REQUIRED WORK:
Everything from the first line down to the line containing "const lightY = [3.2e-6, 3.2e-6, 5.78e-7, 5.78e-7];" is to be retyped exactly, both ends included, with pictures left out.
####
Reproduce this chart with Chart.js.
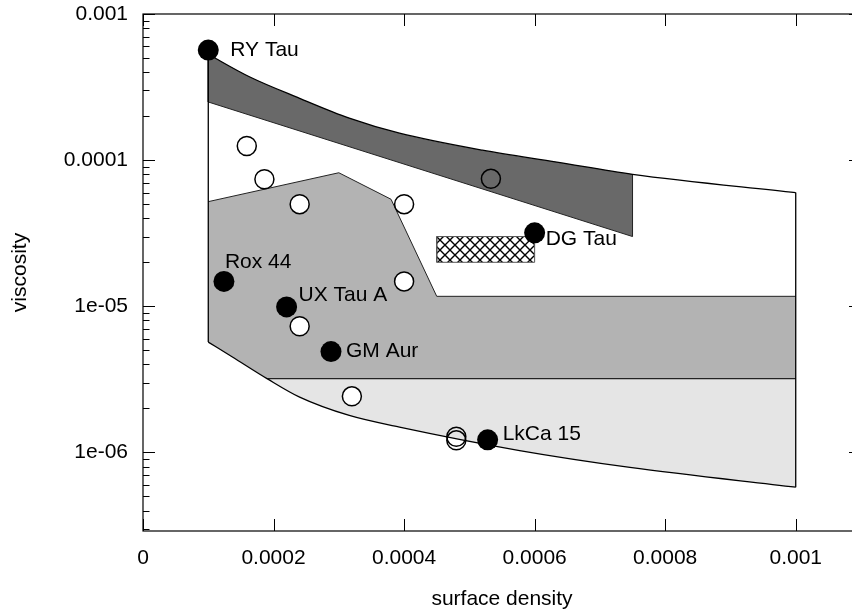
<!DOCTYPE html>
<html>
<head>
<meta charset="utf-8">
<script src="https://cdn.jsdelivr.net/npm/chart.js@4/dist/chart.umd.min.js"></script>
<style>
  html, body { margin: 0; padding: 0; background: #fff; overflow: hidden; }
  #wrap { width: 880px; height: 616px; }
</style>
</head>
<body>
<div id="wrap"><canvas id="chart" width="880" height="616"></canvas></div>
<script>
// ---- values ----
const xTicks = [0, 0.0002, 0.0004, 0.0006, 0.0008, 0.001];
const xTickLabels = ['0', '0.0002', '0.0004', '0.0006', '0.0008', '0.001'];
const yTicks = [1e-6, 1e-5, 1e-4, 1e-3];
const yTickLabels = ['1e-06', '1e-05', '0.0001', '0.001'];

// upper envelope of the allowed region
const upperX = [0.0001, 0.000163, 0.00024, 0.000316, 0.000393, 0.00052, 0.000634, 0.00075, 0.001];
const upperY = [5.3e-4, 3.72e-4, 2.65e-4, 1.94e-4, 1.53e-4, 1.17e-4, 9.7e-5, 8.0e-5, 6.0e-5];
// lower envelope
const lowerX = [0.0001, 0.000137, 0.00019, 0.00024, 0.000316, 0.000393, 0.000577, 0.000746, 0.001];
const lowerY = [5.69e-6, 4.5e-6, 3.2e-6, 2.39e-6, 1.79e-6, 1.49e-6, 1.03e-6, 7.9e-7, 5.78e-7];

// dark band corners (the upper envelope trims its top)
const bandX = [0.0001, 0.00075, 0.00075, 0.0001];
const bandY = [2.5e-4, 3.0e-5, 8.0e-5, 5.3e-4];

// medium grey region (closes along the lower envelope)
const midX = [0.0001, 0.0003, 0.00038, 0.00045, 0.001, 0.001, 0.00019, 0.0001];
const midY = [5.2e-5, 8.2e-5, 5.4e-5, 1.17e-5, 1.17e-5, 3.2e-6, 3.2e-6, 5.69e-6];

// light grey region (the lower envelope trims it)
const lightX = [0.00019, 0.001, 0.001, 0.00019];
const lightY = [3.2e-6, 3.2e-6, 5.78e-7, 5.78e-7];

// hatched box
const hatchX = [0.00045, 0.0006, 0.0006, 0.00045];
const hatchY = [2.0e-5, 2.0e-5, 3.0e-5, 3.0e-5];

// named objects (filled)
const starNames = ['RY Tau', 'Rox 44', 'UX Tau A', 'GM Aur', 'DG Tau', 'LkCa 15'];
const starX = [0.0001, 0.000124, 0.00022, 0.000288, 0.0006, 0.000528];
const starY = [5.66e-4, 1.48e-5, 9.9e-6, 4.9e-6, 3.18e-5, 1.22e-6];

// open circles
const openX = [0.000159, 0.000186, 0.00024, 0.0004, 0.0004, 0.00024, 0.00032];
const openY = [1.25e-4, 7.4e-5, 5.0e-5, 5.0e-5, 1.48e-5, 7.3e-6, 2.42e-6];
// open circles without fill
const hollowX = [0.000533, 0.00048, 0.00048];
const hollowY = [7.45e-5, 1.28e-6, 1.21e-6];

// label placement (pixels from the marker)
const labelOffsets = [[22, 0], [1, -19], [12, -12], [15, 0], [11, 6], [15, -6]];

const FONT = '"Liberation Sans", Arial, sans-serif';
const FSIZE = 21;

const pts = (xs, ys) => xs.map((x, i) => ({ x, y: ys[i] }));
const closed = arr => arr.concat([arr[0]]);

function makeHatch() {
  const n = 10;
  const c = document.createElement('canvas');
  c.width = n; c.height = n;
  const g = c.getContext('2d');
  g.fillStyle = '#fff';
  g.fillRect(0, 0, n, n);
  g.strokeStyle = '#000';
  g.lineWidth = 1.4;
  g.beginPath();
  g.moveTo(-1, -1); g.lineTo(n + 1, n + 1);
  g.moveTo(n + 1, -1); g.lineTo(-1, n + 1);
  g.stroke();
  return g.createPattern(c, 'repeat');
}

const region = (data, fill, border, width, order) => ({
  data, order,
  backgroundColor: fill,
  borderColor: border,
  borderWidth: width,
  fill: 'shape',
  pointRadius: 0,
  tension: 0
});

// smooth envelope; fills white on the outside to trim the grey shapes
const envelope = (data, side, order) => ({
  data, order,
  backgroundColor: '#fff',
  borderColor: '#000',
  borderWidth: 1.3,
  fill: side,
  pointRadius: 0,
  cubicInterpolationMode: 'monotone'
});

const edge = (data, color, width, order) => ({
  data, order,
  borderColor: color,
  borderWidth: width,
  fill: false,
  pointRadius: 0
});

// inward tick marks, frame and the object names
const decorPlugin = {
  id: 'decor',
  afterDatasetsDraw(chart) {
    const { ctx, chartArea: a, scales: { x, y } } = chart;
    ctx.save();
    ctx.strokeStyle = '#000';
    ctx.lineWidth = 1;
    ctx.beginPath();
    xTicks.forEach(v => {
      const px = Math.round(x.getPixelForValue(v)) + 0.5;
      ctx.moveTo(px, a.bottom); ctx.lineTo(px, a.bottom - 12);
      ctx.moveTo(px, a.top); ctx.lineTo(px, a.top + 12);
    });
    for (let e = -7; e <= -3; e++) {
      for (let m = 1; m <= 9; m++) {
        const v = m * Math.pow(10, e);
        if (v < y.min || v > y.max * 1.0001) continue;
        const len = m === 1 ? 12 : 6.5;
        const py = Math.round(y.getPixelForValue(v)) + 0.5;
        ctx.moveTo(a.left, py); ctx.lineTo(a.left + len, py);
        ctx.moveTo(a.right, py); ctx.lineTo(a.right - len, py);
      }
    }
    ctx.stroke();
    ctx.lineWidth = 1.2;
    ctx.strokeRect(a.left, a.top, a.right - a.left, a.bottom - a.top);

    ctx.fillStyle = '#000';
    ctx.font = FSIZE + 'px ' + FONT;
    ctx.textAlign = 'left';
    ctx.textBaseline = 'middle';
    starNames.forEach((name, i) => {
      const px = x.getPixelForValue(starX[i]) + labelOffsets[i][0];
      const py = y.getPixelForValue(starY[i]) + labelOffsets[i][1];
      ctx.fillText(name, px, py);
    });
    ctx.restore();
  }
};

const upper = pts(upperX, upperY);
const lower = pts(lowerX, lowerY);
const mid = pts(midX, midY);
const light = pts(lightX, lightY);

new Chart(document.getElementById('chart'), {
  type: 'line',
  data: {
    datasets: [
      region(closed(light), '#e5e5e5', 'rgba(0,0,0,0)', 0, 90),
      region(closed(mid), '#b3b3b3', 'rgba(0,0,0,0)', 0, 80),
      edge(mid.slice(0, 5), '#222', 1, 78),
      edge(light.slice(0, 2), '#222', 1.2, 78),
      region(closed(pts(bandX, bandY)), '#696969', '#222', 1, 70),
      envelope(upper, 'end', 60),
      envelope(lower, 'start', 55),
      edge([upper[0], lower[0]], '#000', 1.3, 50),
      edge([upper[upper.length - 1], lower[lower.length - 1]], '#000', 1.3, 50),
      region(closed(pts(hatchX, hatchY)), makeHatch(), '#555', 1, 40),
      {
        data: pts(openX, openY), order: 20, showLine: false,
        pointRadius: 9.5, pointBorderWidth: 1.5,
        pointBackgroundColor: '#fff', pointBorderColor: '#000'
      },
      {
        data: pts(hollowX, hollowY), order: 15, showLine: false,
        pointRadius: 9.5, pointBorderWidth: 1.5,
        pointBackgroundColor: 'rgba(0,0,0,0)', pointBorderColor: '#000'
      },
      {
        data: pts(starX, starY), order: 10, showLine: false,
        pointRadius: 10.5, pointBorderWidth: 0,
        pointBackgroundColor: '#000', pointBorderColor: '#000'
      }
    ]
  },
  options: {
    responsive: false,
    animation: false,
    events: [],
    layout: { padding: { top: 14, right: 19, left: 0, bottom: 0 } },
    plugins: { legend: { display: false }, tooltip: { enabled: false } },
    scales: {
      x: {
        type: 'linear',
        min: 0,
        max: 0.0011,
        afterFit: s => { s.height = 85; s.paddingLeft = 0; s.paddingRight = 0; },
        afterBuildTicks: s => { s.ticks = xTicks.map(v => ({ value: v })); },
        grid: { display: false, drawTicks: false },
        border: { display: false },
        ticks: {
          autoSkip: false, maxRotation: 0, padding: 15, color: '#000',
          font: { family: FONT, size: FSIZE },
          callback: v => xTickLabels[xTicks.indexOf(v)]
        },
        title: {
          display: true, text: 'surface density', color: '#000',
          font: { family: FONT, size: FSIZE },
          padding: { top: 0, bottom: 4 }
        }
      },
      y: {
        type: 'logarithmic',
        min: 2.9e-7,
        max: 1e-3,
        afterFit: s => { s.width = 143; s.paddingTop = 0; s.paddingBottom = 0; },
        afterBuildTicks: s => { s.ticks = yTicks.map(v => ({ value: v })); },
        grid: { display: false, drawTicks: false },
        border: { display: false },
        ticks: {
          autoSkip: false, padding: 15, color: '#000',
          font: { family: FONT, size: FSIZE },
          callback: v => yTickLabels[yTicks.indexOf(v)]
        },
        title: {
          display: true, text: 'viscosity', color: '#000',
          font: { family: FONT, size: FSIZE },
          padding: { top: 8, bottom: 0 }
        }
      }
    }
  },
  plugins: [decorPlugin]
});
</script>
</body>
</html>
####
TASK RESULT:
Reproduce this chart with Chart.js.
<!DOCTYPE html>
<html>
<head>
<meta charset="utf-8">
<script src="https://cdn.jsdelivr.net/npm/chart.js@4/dist/chart.umd.min.js"></script>
<style>
  html, body { margin: 0; padding: 0; background: #fff; overflow: hidden; }
  #wrap { width: 880px; height: 616px; }
</style>
</head>
<body>
<div id="wrap"><canvas id="chart" width="880" height="616"></canvas></div>
<script>
// ---- values ----
const xTicks = [0, 0.0002, 0.0004, 0.0006, 0.0008, 0.001];
const xTickLabels = ['0', '0.0002', '0.0004', '0.0006', '0.0008', '0.001'];
const yTicks = [1e-6, 1e-5, 1e-4, 1e-3];
const yTickLabels = ['1e-06', '1e-05', '0.0001', '0.001'];

// upper envelope of the allowed region
const upperX = [0.0001, 0.000163, 0.00024, 0.000316, 0.000393, 0.00052, 0.000634, 0.00075, 0.001];
const upperY = [5.3e-4, 3.72e-4, 2.65e-4, 1.94e-4, 1.53e-4, 1.17e-4, 9.7e-5, 8.0e-5, 6.0e-5];
// lower envelope
const lowerX = [0.0001, 0.000137, 0.00019, 0.00024, 0.000316, 0.000393, 0.000577, 0.000746, 0.001];
const lowerY = [5.69e-6, 4.5e-6, 3.2e-6, 2.39e-6, 1.79e-6, 1.49e-6, 1.03e-6, 7.9e-7, 5.78e-7];

// dark band corners (the upper envelope trims its top)
const bandX = [0.0001, 0.00075, 0.00075, 0.0001];
const bandY = [2.5e-4, 3.0e-5, 8.0e-5, 5.3e-4];

// medium grey region (closes along the lower envelope)
const midX = [0.0001, 0.0003, 0.00038, 0.00045, 0.001, 0.001, 0.00019, 0.0001];
const midY = [5.2e-5, 8.2e-5, 5.4e-5, 1.17e-5, 1.17e-5, 3.2e-6, 3.2e-6, 5.69e-6];

// light grey region (the lower envelope trims it)
const lightX = [0.00019, 0.001, 0.001, 0.00019];
const lightY = [3.2e-6, 3.2e-6, 5.78e-7, 5.78e-7];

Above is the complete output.